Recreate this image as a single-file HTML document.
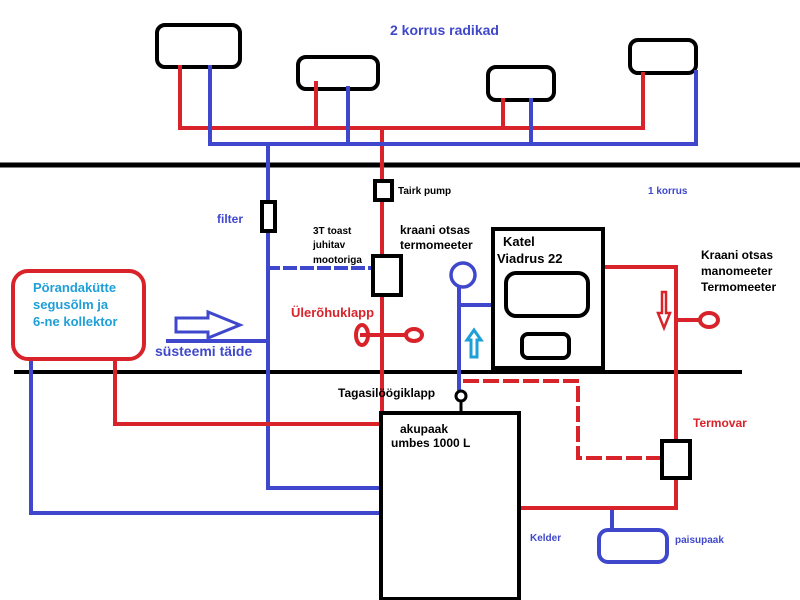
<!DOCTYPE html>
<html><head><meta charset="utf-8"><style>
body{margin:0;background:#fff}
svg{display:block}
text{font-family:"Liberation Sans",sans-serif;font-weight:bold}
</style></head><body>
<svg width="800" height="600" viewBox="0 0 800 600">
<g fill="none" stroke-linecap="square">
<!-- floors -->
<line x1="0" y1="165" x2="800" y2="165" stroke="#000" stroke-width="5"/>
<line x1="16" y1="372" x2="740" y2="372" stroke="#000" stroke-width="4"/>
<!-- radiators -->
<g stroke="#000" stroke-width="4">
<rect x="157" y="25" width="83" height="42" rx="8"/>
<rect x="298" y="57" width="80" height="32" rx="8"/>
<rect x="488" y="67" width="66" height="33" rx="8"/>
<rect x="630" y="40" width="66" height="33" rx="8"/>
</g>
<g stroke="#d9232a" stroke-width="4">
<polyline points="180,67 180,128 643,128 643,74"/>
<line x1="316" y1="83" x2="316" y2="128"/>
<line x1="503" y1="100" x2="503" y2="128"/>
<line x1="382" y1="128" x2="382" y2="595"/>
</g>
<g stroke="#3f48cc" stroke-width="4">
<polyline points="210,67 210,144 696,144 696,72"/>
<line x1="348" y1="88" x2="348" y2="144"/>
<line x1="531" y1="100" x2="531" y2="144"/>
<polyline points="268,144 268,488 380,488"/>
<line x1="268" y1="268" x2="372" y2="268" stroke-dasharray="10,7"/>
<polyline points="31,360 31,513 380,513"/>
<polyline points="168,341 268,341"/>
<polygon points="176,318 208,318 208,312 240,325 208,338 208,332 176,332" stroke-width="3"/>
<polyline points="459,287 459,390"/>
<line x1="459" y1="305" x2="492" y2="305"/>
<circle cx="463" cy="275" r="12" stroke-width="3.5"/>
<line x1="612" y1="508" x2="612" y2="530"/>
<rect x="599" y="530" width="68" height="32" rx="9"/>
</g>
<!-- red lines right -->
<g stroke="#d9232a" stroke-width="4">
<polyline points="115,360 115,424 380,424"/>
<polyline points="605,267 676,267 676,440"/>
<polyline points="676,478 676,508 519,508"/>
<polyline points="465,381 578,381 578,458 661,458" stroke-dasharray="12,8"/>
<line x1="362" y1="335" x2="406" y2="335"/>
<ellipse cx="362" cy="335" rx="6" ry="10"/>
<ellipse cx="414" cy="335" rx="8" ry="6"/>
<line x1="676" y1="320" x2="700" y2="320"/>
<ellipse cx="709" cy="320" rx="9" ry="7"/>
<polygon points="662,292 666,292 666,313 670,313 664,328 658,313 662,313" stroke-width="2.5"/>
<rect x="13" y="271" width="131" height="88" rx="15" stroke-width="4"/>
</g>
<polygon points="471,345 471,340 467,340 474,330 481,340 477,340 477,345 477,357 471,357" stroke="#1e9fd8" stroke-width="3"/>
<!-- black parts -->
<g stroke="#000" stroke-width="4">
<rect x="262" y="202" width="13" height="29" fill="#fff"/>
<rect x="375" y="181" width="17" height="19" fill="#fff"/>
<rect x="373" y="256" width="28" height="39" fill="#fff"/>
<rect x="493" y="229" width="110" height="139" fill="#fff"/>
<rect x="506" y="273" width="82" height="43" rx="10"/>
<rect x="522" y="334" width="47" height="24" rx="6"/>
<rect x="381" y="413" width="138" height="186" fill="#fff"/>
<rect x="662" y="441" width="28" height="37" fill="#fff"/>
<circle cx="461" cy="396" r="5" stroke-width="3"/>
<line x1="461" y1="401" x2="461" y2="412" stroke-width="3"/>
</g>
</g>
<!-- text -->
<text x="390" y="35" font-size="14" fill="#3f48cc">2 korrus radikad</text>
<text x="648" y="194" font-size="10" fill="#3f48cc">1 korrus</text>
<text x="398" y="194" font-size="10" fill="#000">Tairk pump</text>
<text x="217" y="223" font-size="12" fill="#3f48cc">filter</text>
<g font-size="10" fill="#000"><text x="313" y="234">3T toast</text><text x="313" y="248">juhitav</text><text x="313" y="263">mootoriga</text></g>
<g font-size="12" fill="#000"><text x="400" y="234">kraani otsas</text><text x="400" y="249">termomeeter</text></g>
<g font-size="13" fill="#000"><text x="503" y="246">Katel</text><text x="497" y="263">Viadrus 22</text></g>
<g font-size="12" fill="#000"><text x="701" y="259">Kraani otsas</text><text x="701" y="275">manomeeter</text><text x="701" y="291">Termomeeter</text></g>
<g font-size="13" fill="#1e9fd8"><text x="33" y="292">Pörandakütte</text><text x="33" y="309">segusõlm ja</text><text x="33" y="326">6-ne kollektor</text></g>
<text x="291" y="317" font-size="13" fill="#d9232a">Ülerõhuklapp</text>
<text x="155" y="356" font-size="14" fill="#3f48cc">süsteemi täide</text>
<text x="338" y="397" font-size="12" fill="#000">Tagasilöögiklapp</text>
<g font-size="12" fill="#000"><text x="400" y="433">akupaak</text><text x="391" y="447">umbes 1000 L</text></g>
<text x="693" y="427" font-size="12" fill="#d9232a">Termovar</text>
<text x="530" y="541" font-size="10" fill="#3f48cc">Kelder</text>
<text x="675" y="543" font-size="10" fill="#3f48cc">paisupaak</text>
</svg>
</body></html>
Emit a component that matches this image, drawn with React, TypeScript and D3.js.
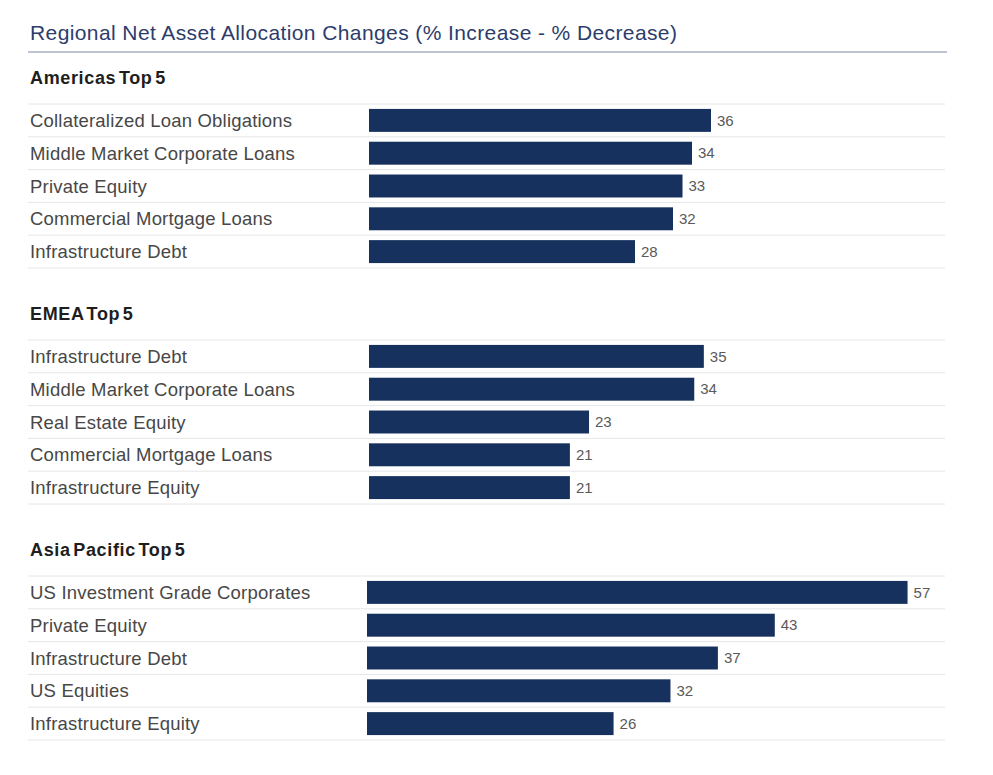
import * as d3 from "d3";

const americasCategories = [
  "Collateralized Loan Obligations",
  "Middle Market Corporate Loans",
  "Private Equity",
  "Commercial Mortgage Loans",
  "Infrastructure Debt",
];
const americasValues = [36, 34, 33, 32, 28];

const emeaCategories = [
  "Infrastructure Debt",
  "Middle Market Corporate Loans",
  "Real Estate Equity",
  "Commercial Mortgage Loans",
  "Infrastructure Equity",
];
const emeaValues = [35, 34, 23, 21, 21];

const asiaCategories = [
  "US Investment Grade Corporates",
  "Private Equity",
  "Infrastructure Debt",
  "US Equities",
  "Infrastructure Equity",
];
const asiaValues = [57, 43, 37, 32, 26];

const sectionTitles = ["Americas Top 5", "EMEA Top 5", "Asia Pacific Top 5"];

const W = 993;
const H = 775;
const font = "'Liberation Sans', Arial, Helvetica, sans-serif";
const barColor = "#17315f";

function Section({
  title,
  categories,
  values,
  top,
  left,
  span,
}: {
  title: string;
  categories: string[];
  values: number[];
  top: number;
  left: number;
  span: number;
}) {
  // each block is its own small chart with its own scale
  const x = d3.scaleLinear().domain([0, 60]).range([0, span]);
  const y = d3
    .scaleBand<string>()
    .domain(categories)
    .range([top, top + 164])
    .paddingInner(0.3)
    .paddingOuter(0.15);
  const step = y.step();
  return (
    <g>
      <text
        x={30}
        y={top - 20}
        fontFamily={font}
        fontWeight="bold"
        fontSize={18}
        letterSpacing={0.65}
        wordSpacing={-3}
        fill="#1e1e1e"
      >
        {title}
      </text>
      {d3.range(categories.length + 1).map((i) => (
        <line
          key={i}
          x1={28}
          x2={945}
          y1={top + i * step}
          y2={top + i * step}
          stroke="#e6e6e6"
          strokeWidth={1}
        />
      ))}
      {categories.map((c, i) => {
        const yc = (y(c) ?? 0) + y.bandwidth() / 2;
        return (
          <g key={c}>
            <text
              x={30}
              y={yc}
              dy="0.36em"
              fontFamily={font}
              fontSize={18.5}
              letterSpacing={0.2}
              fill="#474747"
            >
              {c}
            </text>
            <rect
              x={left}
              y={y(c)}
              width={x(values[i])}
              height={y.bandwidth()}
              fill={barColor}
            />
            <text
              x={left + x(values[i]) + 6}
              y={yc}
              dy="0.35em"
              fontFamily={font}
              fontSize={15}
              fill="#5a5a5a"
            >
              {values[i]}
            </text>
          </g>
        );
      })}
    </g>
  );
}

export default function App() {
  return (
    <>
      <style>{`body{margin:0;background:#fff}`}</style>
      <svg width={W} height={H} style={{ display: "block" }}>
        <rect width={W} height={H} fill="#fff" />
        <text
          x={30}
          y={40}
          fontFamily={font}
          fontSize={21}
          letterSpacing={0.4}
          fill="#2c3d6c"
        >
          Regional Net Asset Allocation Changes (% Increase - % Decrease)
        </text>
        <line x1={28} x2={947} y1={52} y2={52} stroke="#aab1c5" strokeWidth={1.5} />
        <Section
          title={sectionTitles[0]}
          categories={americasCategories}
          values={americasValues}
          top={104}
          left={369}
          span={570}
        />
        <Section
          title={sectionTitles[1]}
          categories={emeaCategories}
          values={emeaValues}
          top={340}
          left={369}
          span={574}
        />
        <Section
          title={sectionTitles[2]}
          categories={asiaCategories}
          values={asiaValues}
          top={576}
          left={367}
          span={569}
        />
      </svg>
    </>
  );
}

========

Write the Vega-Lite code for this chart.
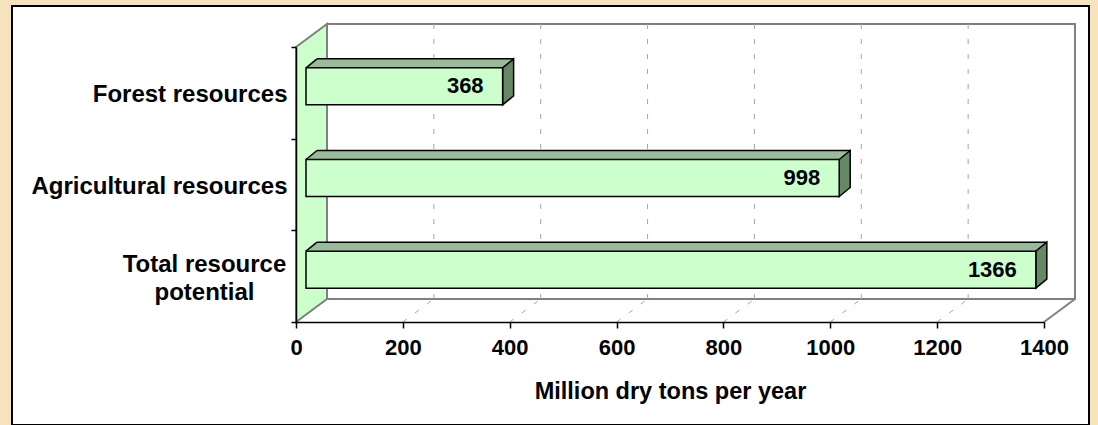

========

**EXERCISE DIRECTIONS**
From the entries above, copy exactly the lines starting at the one with "Emit a component" and stopping at the one with "const americasValues = [36, 34, 33, 32, 28];", keeping both ends. Drop the pictures.

**CORRECT RESPONSE**
Emit a component that matches this image, drawn with React, TypeScript and D3.js.
import * as d3 from "d3";

const americasCategories = [
  "Collateralized Loan Obligations",
  "Middle Market Corporate Loans",
  "Private Equity",
  "Commercial Mortgage Loans",
  "Infrastructure Debt",
];
const americasValues = [36, 34, 33, 32, 28];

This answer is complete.